Incumbent legislator Kwok Wai-keung (郭偉強), who has been calling for strict regulations on the use of e-cigarettes, has yet responded to HT‘s questions regarding the proposed ban.

The missing debates

The Hong Kong government’s move came a month after the US’s ‘deeming regulations’ – as the pro-vaping camp terms it – and the EU’s Tobacco Products Directive (TPD) were promulgated on both sides of the pond. To various degrees, the pro-vaping camp has panned the regulations to be excessive and unreasonable. Both regard e-cigs as consumer tobacco products and both allow local governments to regulate further, but the two are different in many senses.

In short, the European TPD is a framework that outlines requirements for an e-cig product to be sold in the market, most notably on nicotine concentration, container size and advertisement. Manufacturers are allowed to sell any product as long as it is compliant with the rules, with the local authorities notified six months in prior. The 499-page ‘deeming regulations’ issued by the Food and Drug Administration (FDA), meanwhile, requires every single product to be submitted alongside heavy documentations for approval, but has as of yet to clarify upon what criteria a product is approved. Their respective impacts remain to be seen, but expectations are that the heavy paperwork, in the case of the FDA, and the prohibition of online, television, radio and print advertising in the case of the TPD will likely drive SMEs out of the multi-billion market range. Some, meanwhile, take these regulations as the lesser of two evils.

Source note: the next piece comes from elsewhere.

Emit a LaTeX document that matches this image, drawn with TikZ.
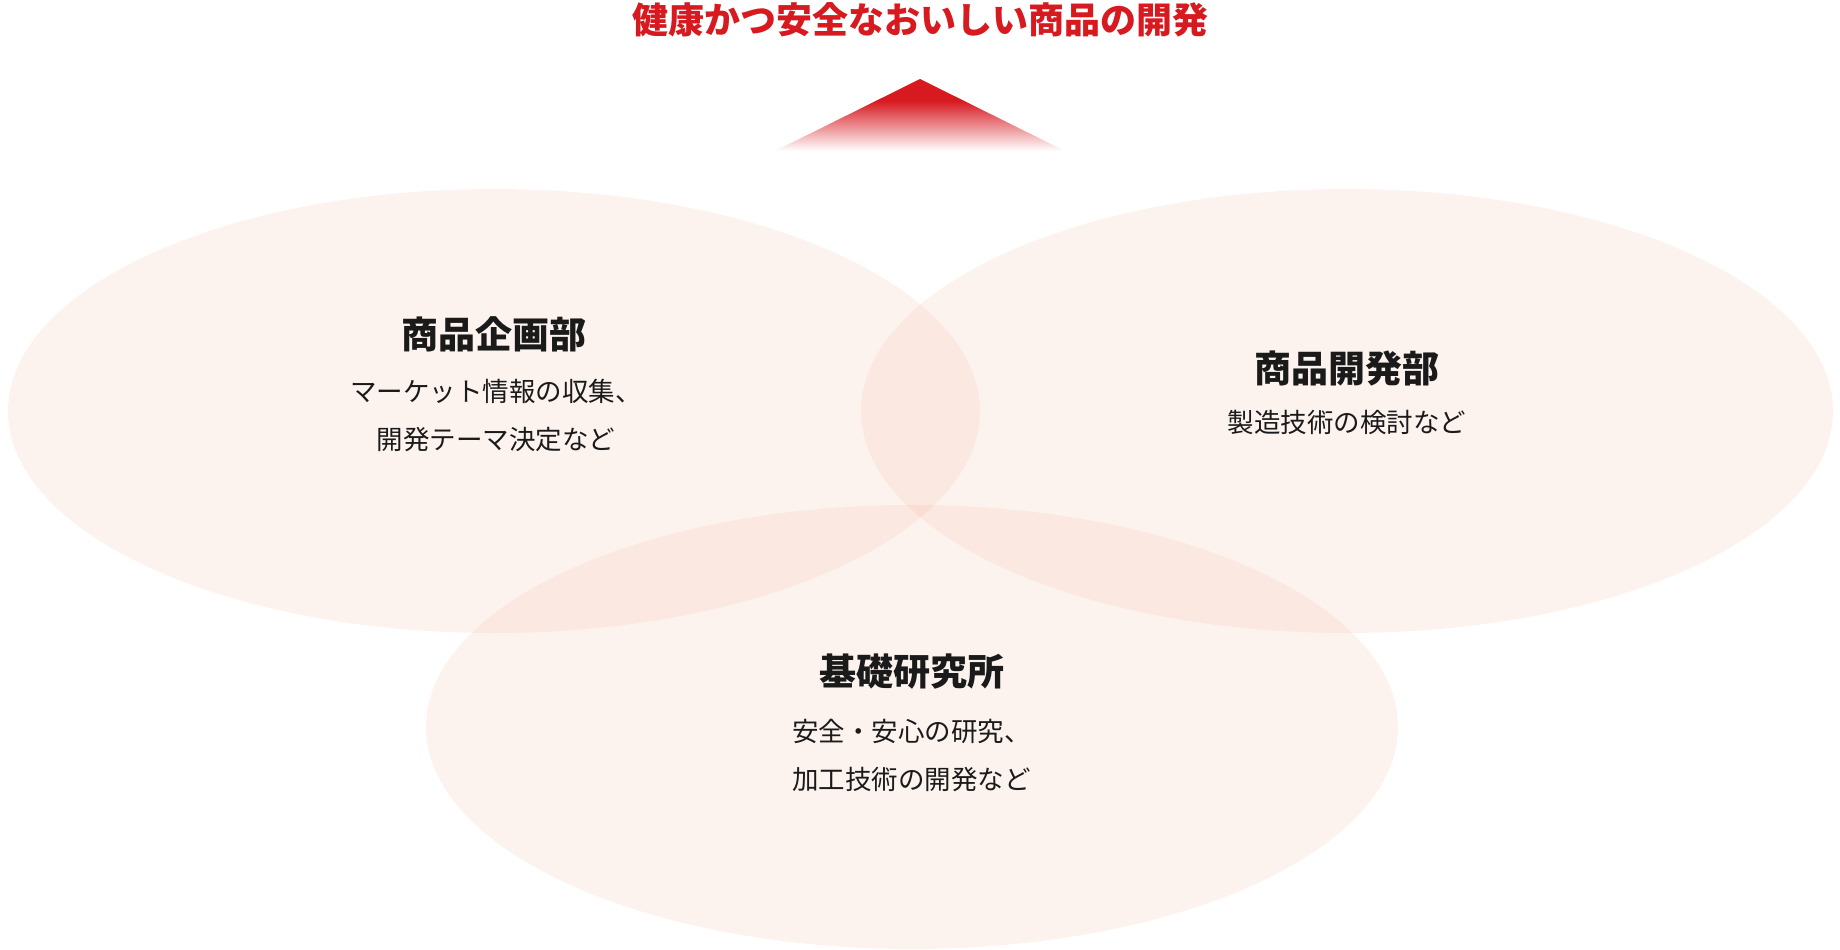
\documentclass[tikz,border=0pt]{standalone}
\usepackage{fontspec}
\setmainfont{Noto Sans CJK JP}
\definecolor{goalred}{RGB}{215,25,32}
\definecolor{petal}{RGB}{225,120,80}
\definecolor{ink}{RGB}{26,26,26}
\pgfdeclareverticalshading{goalfade}{100bp}{color(0bp)=(white); color(25bp)=(white); color(60bp)=(goalred); color(100bp)=(goalred)}
\tikzset{
  petalfill/.style={fill=petal, fill opacity=0.09},
  headtext/.style={inner sep=0pt, text=ink, font=\bfseries\fontsize{37}{40}\selectfont},
  bodytext/.style={inner sep=0pt, text=ink, font=\fontsize{26.5}{48}\selectfont},
}
\begin{document}
\begin{tikzpicture}[x=1pt, y=-1pt]
      \useasboundingbox (0,0) rectangle (1840,950);
      % three divisions
      \begin{scope}
        \fill[petalfill] (494,411) ellipse [x radius=486pt, y radius=222pt];
        \fill[petalfill] (1347,411) ellipse [x radius=486pt, y radius=222pt];
        \fill[petalfill] (912,727) ellipse [x radius=486pt, y radius=222pt];
      \end{scope}
      % goal
      \node[inner sep=0pt, text=goalred, font=\bfseries\fontsize{36}{40}\selectfont] (goal) at (920,20) {健康かつ安全なおいしい商品の開発};
      \coordinate (tip) at (920,79);
      \coordinate (baseL) at (775,151);
      \coordinate (baseR) at (1065,151);
      \shade[shading=goalfade] (tip) -- (baseR) -- (baseL) -- cycle;
      \draw
        (494,334) node[headtext] (plan){商品企画部}
        (496,415) node[bodytext, align=center] (plantext){マーケット情報の収集、\\開発テーマ決定など}
        (1347,369) node[headtext] (dev){商品開発部}
        (1347,422) node[bodytext] (devtext){製造技術の検討など}
        (912,672) node[headtext] (lab){基礎研究所}
        (792,755) node[bodytext, align=left, anchor=west] (labtext){安全・安心の研究、\\加工技術の開発など};
    \end{tikzpicture}
\end{document}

Recent and more encouraging news for the vaping society is that the New Zealand government is considering making the sale and supply of e-cigarettes legal with the exact regulations still to be debated. But it is also a development that is now increasingly unlikely for Hong Kong to follow.

“It’s a social justice issue,” End Smoking NZ’s Chairperson Associate Professor Marewa Glover told HT during a science and policy vaping conference held in Warsaw in May. “Some governments and their politicians have been adopting a strategy to mislead and manipulate the public to incite hatred towards smokers.”

Peter Beckett, a UK-based consultant and industrial-level advocate, expressed some of the frustration felt by the industry and consuming public, “We want more evidence-based policies instead of policy-based evidence.”